Starting from the top of the material, restate each line exactly until the line that contains "plt.rcParams['font.family'] = ['Liberation", which is also copied. Pictures are excluded.

== DATA SEGMENT

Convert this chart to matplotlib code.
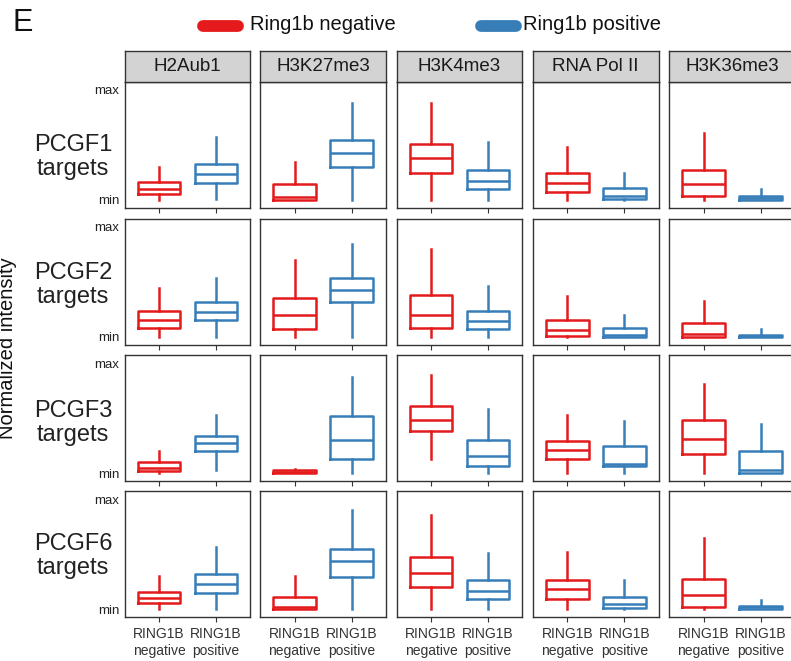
import matplotlib
matplotlib.use("Agg")
import matplotlib.pyplot as plt
from matplotlib.lines import Line2D

plt.rcParams['font.family'] = ['Liberation Sans', 'DejaVu Sans']

rows = ["PCGF1", "PCGF2", "PCGF3", "PCGF6"]
marks = ["H2Aub1", "H3K27me3", "H3K4me3", "RNA Pol II", "H3K36me3"]
groups = ["RING1B\nnegative", "RING1B\npositive"]
legend_labels = ["Ring1b negative", "Ring1b positive"]
colors = ["#E41A1C", "#377EB8"]

# statistics per row (PCGF) x column (mark): whisker low, Q1, median, Q3, whisker high
neg_low = [[0.0, 0.0, 0.0, 0.0, 0.0],
           [0.0, 0.0, 0.0, 0.0, 0.0],
           [0.0, 0.0, 0.125, 0.0, 0.0],
           [0.0, 0.0, 0.0, 0.0, 0.0]]
neg_q1 = [[0.055, 0.0, 0.248, 0.076, 0.039],
          [0.075, 0.066, 0.078, 0.003, 0.0],
          [0.015, 0.0, 0.379, 0.125, 0.173],
          [0.051, 0.0, 0.200, 0.087, 0.018]]
neg_med = [[0.103, 0.030, 0.385, 0.155, 0.143],
           [0.152, 0.197, 0.194, 0.057, 0.021],
           [0.048, 0.010, 0.481, 0.212, 0.313],
           [0.101, 0.015, 0.328, 0.179, 0.131]]
neg_q3 = [[0.161, 0.143, 0.506, 0.242, 0.273],
          [0.236, 0.349, 0.373, 0.152, 0.125],
          [0.096, 0.025, 0.609, 0.293, 0.481],
          [0.155, 0.113, 0.469, 0.263, 0.275]]
neg_high = [[0.297, 0.348, 0.879, 0.485, 0.612],
            [0.445, 0.693, 0.797, 0.364, 0.325],
            [0.197, 0.035, 0.890, 0.528, 0.812],
            [0.296, 0.299, 0.857, 0.519, 0.642]]

pos_low = [[0.006, 0.0, 0.0, 0.0, 0.0],
           [0.0, 0.0, 0.0, 0.0, 0.0],
           [0.030, 0.0, 0.0, 0.0, 0.0],
           [0.0, 0.0, 0.0, 0.0, 0.0]]
pos_q1 = [[0.158, 0.303, 0.097, 0.009, 0.0],
          [0.152, 0.310, 0.072, 0.0, 0.0],
          [0.200, 0.125, 0.060, 0.063, 0.0],
          [0.149, 0.287, 0.087, 0.009, 0.0]]
pos_med = [[0.236, 0.430, 0.173, 0.036, 0.015],
           [0.227, 0.427, 0.143, 0.015, 0.006],
           [0.272, 0.301, 0.155, 0.084, 0.030],
           [0.230, 0.433, 0.164, 0.048, 0.015]]
pos_q3 = [[0.327, 0.545, 0.273, 0.106, 0.033],
          [0.313, 0.534, 0.236, 0.081, 0.015],
          [0.334, 0.516, 0.299, 0.245, 0.197],
          [0.322, 0.543, 0.260, 0.113, 0.027]]
pos_high = [[0.570, 0.879, 0.530, 0.248, 0.100],
            [0.534, 0.842, 0.463, 0.191, 0.066],
            [0.525, 0.875, 0.585, 0.472, 0.442],
            [0.561, 0.896, 0.510, 0.266, 0.081]]

W, H = 791, 661
fig = plt.figure(figsize=(W / 100, H / 100), dpi=100)

col_left = [124.7, 260.3, 396.7, 533.0, 669.3]
row_top = [82.0, 218.5, 355.0, 491.0]
row_label_y = [157, 285, 423, 556]
pw, ph = 125.5, 126.0
strip_h = 31.3
edge = "#333333"
lw_box = 1.8

def fax(l, t, w, h):
    return fig.add_axes([l / W, 1 - (t + h) / H, w / W, h / H])

for r in range(len(rows)):
    for c in range(len(marks)):
        ax = fax(col_left[c], row_top[r], pw, ph)
        stats = []
        for lo, q1, md, q3, hi in [
                (neg_low, neg_q1, neg_med, neg_q3, neg_high),
                (pos_low, pos_q1, pos_med, pos_q3, pos_high)]:
            stats.append(dict(whislo=lo[r][c], q1=q1[r][c], med=md[r][c],
                              q3=q3[r][c], whishi=hi[r][c], fliers=[]))
        for g in range(2):
            ax.bxp([stats[g]], positions=[g + 1], widths=0.75, showfliers=False,
                   showcaps=False, patch_artist=False,
                   boxprops=dict(color=colors[g], linewidth=lw_box),
                   medianprops=dict(color=colors[g], linewidth=lw_box),
                   whiskerprops=dict(color=colors[g], linewidth=lw_box))
        ax.set_xlim(0.4, 2.6)
        ax.set_ylim(-8 / 110, 1 + 8 / 110)
        for s in ax.spines.values():
            s.set_color(edge)
            s.set_linewidth(1.0)
        ax.set_xticks([1, 2])
        if r == len(rows) - 1:
            ax.set_xticklabels(groups, fontsize=10, color="#333333", linespacing=1.2)
        else:
            ax.set_xticklabels([])
        ax.tick_params(axis='x', length=3.5, width=0.8, color=edge, pad=4)
        if c == 0:
            ax.set_yticks([0, 1])
            ax.set_yticklabels(["min", "max"], fontsize=9.5, color="#222222")
            ax.tick_params(axis='y', length=0, pad=4)
        else:
            ax.set_yticks([])
        if r == 0:
            sax = fax(col_left[c], row_top[0] - strip_h, pw, strip_h)
            sax.set_facecolor("#D3D3D3")
            sax.set_xticks([])
            sax.set_yticks([])
            for s in sax.spines.values():
                s.set_color(edge)
                s.set_linewidth(1.0)
            sax.text(0.5, 0.48, marks[c], transform=sax.transAxes, ha='center',
                     va='center', fontsize=13.5, color="#1a1a1a")
    fig.text(73 / W, 1 - row_label_y[r] / H, rows[r] + "\ntargets",
             ha='center', va='center', fontsize=17, color="#222222",
             linespacing=1.12)

# y-axis title
fig.text(8 / W, 1 - 348 / H, "Normalized intensity", rotation=90, ha='center',
         va='center', fontsize=14.5, color="#111111")

# panel letter
fig.text(13 / W, 1 - 23 / H, "E", ha='left', va='center', fontsize=22, color="#111111")

# legend
leg_x = [(203, 238, 250), (481, 516, 523)]
for g in range(2):
    x0, x1, tx = leg_x[g]
    fig.add_artist(Line2D([x0 / W, x1 / W], [1 - 26 / H, 1 - 26 / H],
                          color=colors[g], linewidth=8.5, solid_capstyle='round'))
    fig.text(tx / W, 1 - 25 / H, legend_labels[g], ha='left', va='center',
             fontsize=14.5, color="#111111")

fig.savefig("out.png", dpi=100)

====

■ FINISHED EXERCISE
Convert this chart to matplotlib code.
import matplotlib
matplotlib.use("Agg")
import matplotlib.pyplot as plt
from matplotlib.lines import Line2D

plt.rcParams['font.family'] = ['Liberation Sans', 'DejaVu Sans']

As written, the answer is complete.